» **What you are asked to do**
Copy nothing but the text: reproduce each line of the listing exactly and leave the pictures out.

» **Data shown**
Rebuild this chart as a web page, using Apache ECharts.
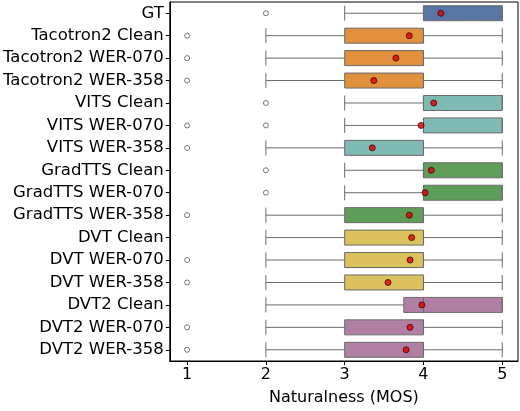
<!DOCTYPE html><html><head><meta charset="utf-8">
<script src="https://cdn.jsdelivr.net/npm/echarts@6/dist/echarts.min.js"></script>
<style>html,body{margin:0;padding:0;background:#fff}#c{width:520px;height:411px}</style></head><body><div id="c"></div>
<script>
const categories=["GT","Tacotron2 Clean","Tacotron2 WER-070","Tacotron2 WER-358","VITS Clean","VITS WER-070","VITS WER-358","GradTTS Clean","GradTTS WER-070","GradTTS WER-358","DVT Clean","DVT WER-070","DVT WER-358","DVT2 Clean","DVT2 WER-070","DVT2 WER-358"];
// [low whisker, Q1, median, Q3, high whisker]
const boxStats=[[3,4,4,5,5],[2,3,4,4,5],[2,3,4,4,5],[2,3,4,4,5],[3,4,4,5,5],[3,4,4,5,5],[2,3,4,4,5],[3,4,4,5,5],[3,4,4,5,5],[2,3,4,4,5],[2,3,4,4,5],[2,3,4,4,5],[2,3,4,4,5],[2,3.75,4,5,5],[2,3,4,4,5],[2,3,4,4,5]];
const outliers=[[2],[1],[1],[1],[2],[1,2],[1],[2],[2],[1],[],[1],[1],[],[1],[1]];
const means=[4.22,3.82,3.65,3.37,4.13,3.97,3.35,4.1,4.02,3.82,3.85,3.83,3.55,3.98,3.83,3.78];
const colors=["#5875a4","#e1913e","#e1913e","#e1913e","#7fbab4","#7fbab4","#7fbab4","#5f9e5a","#5f9e5a","#5f9e5a","#dbc25f","#dbc25f","#dbc25f","#b07fa5","#b07fa5","#b07fa5"];
const tickLabels=[1,2,3,4,5];

const outData=[];outliers.forEach((o,i)=>o.forEach(v=>outData.push([v,categories[i]])));
const chart=echarts.init(document.getElementById('c'));
chart.setOption({
 animation:false,
 grid:{left:148,right:2,top:2,bottom:38,show:true,borderColor:'#000',borderWidth:1},
 xAxis:{type:'value',min:0.78,max:5.2,name:'Naturalness (MOS)',nameLocation:'middle',nameGap:29,
  nameTextStyle:{fontSize:16,color:'#000',fontFamily:'DejaVu Sans'},
  splitLine:{show:false},axisLine:{show:true,lineStyle:{color:'#000'}},
  axisTick:{show:true,customValues:tickLabels,length:4,lineStyle:{color:'#000'}},
  axisLabel:{customValues:tickLabels,fontSize:16,color:'#000',fontFamily:'DejaVu Sans',margin:6}},
 yAxis:{type:'category',data:categories,inverse:true,
  axisLine:{show:true,lineStyle:{color:'#000'}},axisTick:{show:true,alignWithLabel:true,length:4,lineStyle:{color:'#000'}},
  axisLabel:{fontSize:16.5,color:'#000',fontFamily:'DejaVu Sans',margin:6},splitLine:{show:false}},
 series:[
  {type:'boxplot',boxWidth:[15,15],
   data:boxStats.map((b,i)=>({value:b,itemStyle:{color:colors[i],borderColor:'#6b6b6b',borderWidth:1}}))},
  {type:'scatter',data:outData,symbol:'circle',symbolSize:5,itemStyle:{color:'#fff',borderColor:'#555',borderWidth:1}},
  {type:'scatter',data:means.map((m,i)=>[m,categories[i]]),symbol:'circle',symbolSize:6,itemStyle:{color:'#e00000',borderColor:'#400',borderWidth:1},z:5}
 ]
});
</script></body></html>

» **Task solution**
Rebuild this chart as a web page, using Apache ECharts.
<!DOCTYPE html><html><head><meta charset="utf-8">
<script src="https://cdn.jsdelivr.net/npm/echarts@6/dist/echarts.min.js"></script>
<style>html,body{margin:0;padding:0;background:#fff}#c{width:520px;height:411px}</style></head><body><div id="c"></div>
<script>
const categories=["GT","Tacotron2 Clean","Tacotron2 WER-070","Tacotron2 WER-358","VITS Clean","VITS WER-070","VITS WER-358","GradTTS Clean","GradTTS WER-070","GradTTS WER-358","DVT Clean","DVT WER-070","DVT WER-358","DVT2 Clean","DVT2 WER-070","DVT2 WER-358"];
// [low whisker, Q1, median, Q3, high whisker]
const boxStats=[[3,4,4,5,5],[2,3,4,4,5],[2,3,4,4,5],[2,3,4,4,5],[3,4,4,5,5],[3,4,4,5,5],[2,3,4,4,5],[3,4,4,5,5],[3,4,4,5,5],[2,3,4,4,5],[2,3,4,4,5],[2,3,4,4,5],[2,3,4,4,5],[2,3.75,4,5,5],[2,3,4,4,5],[2,3,4,4,5]];
const outliers=[[2],[1],[1],[1],[2],[1,2],[1],[2],[2],[1],[],[1],[1],[],[1],[1]];
const means=[4.22,3.82,3.65,3.37,4.13,3.97,3.35,4.1,4.02,3.82,3.85,3.83,3.55,3.98,3.83,3.78];
const colors=["#5875a4","#e1913e","#e1913e","#e1913e","#7fbab4","#7fbab4","#7fbab4","#5f9e5a","#5f9e5a","#5f9e5a","#dbc25f","#dbc25f","#dbc25f","#b07fa5","#b07fa5","#b07fa5"];
const tickLabels=[1,2,3,4,5];

const outData=[];outliers.forEach((o,i)=>o.forEach(v=>outData.push([v,categories[i]])));
const chart=echarts.init(document.getElementById('c'));
chart.setOption({
 animation:false,
 grid:{left:148,right:2,top:2,bottom:38,show:true,borderColor:'#000',borderWidth:1},
 xAxis:{type:'value',min:0.78,max:5.2,name:'Naturalness (MOS)',nameLocation:'middle',nameGap:29,
  nameTextStyle:{fontSize:16,color:'#000',fontFamily:'DejaVu Sans'},
  splitLine:{show:false},axisLine:{show:true,lineStyle:{color:'#000'}},
  axisTick:{show:true,customValues:tickLabels,length:4,lineStyle:{color:'#000'}},
  axisLabel:{customValues:tickLabels,fontSize:16,color:'#000',fontFamily:'DejaVu Sans',margin:6}},
 yAxis:{type:'category',data:categories,inverse:true,
  axisLine:{show:true,lineStyle:{color:'#000'}},axisTick:{show:true,alignWithLabel:true,length:4,lineStyle:{color:'#000'}},
  axisLabel:{fontSize:16.5,color:'#000',fontFamily:'DejaVu Sans',margin:6},splitLine:{show:false}},
 series:[
  {type:'boxplot',boxWidth:[15,15],
   data:boxStats.map((b,i)=>({value:b,itemStyle:{color:colors[i],borderColor:'#6b6b6b',borderWidth:1}}))},
  {type:'scatter',data:outData,symbol:'circle',symbolSize:5,itemStyle:{color:'#fff',borderColor:'#555',borderWidth:1}},
  {type:'scatter',data:means.map((m,i)=>[m,categories[i]]),symbol:'circle',symbolSize:6,itemStyle:{color:'#e00000',borderColor:'#400',borderWidth:1},z:5}
 ]
});
</script></body></html>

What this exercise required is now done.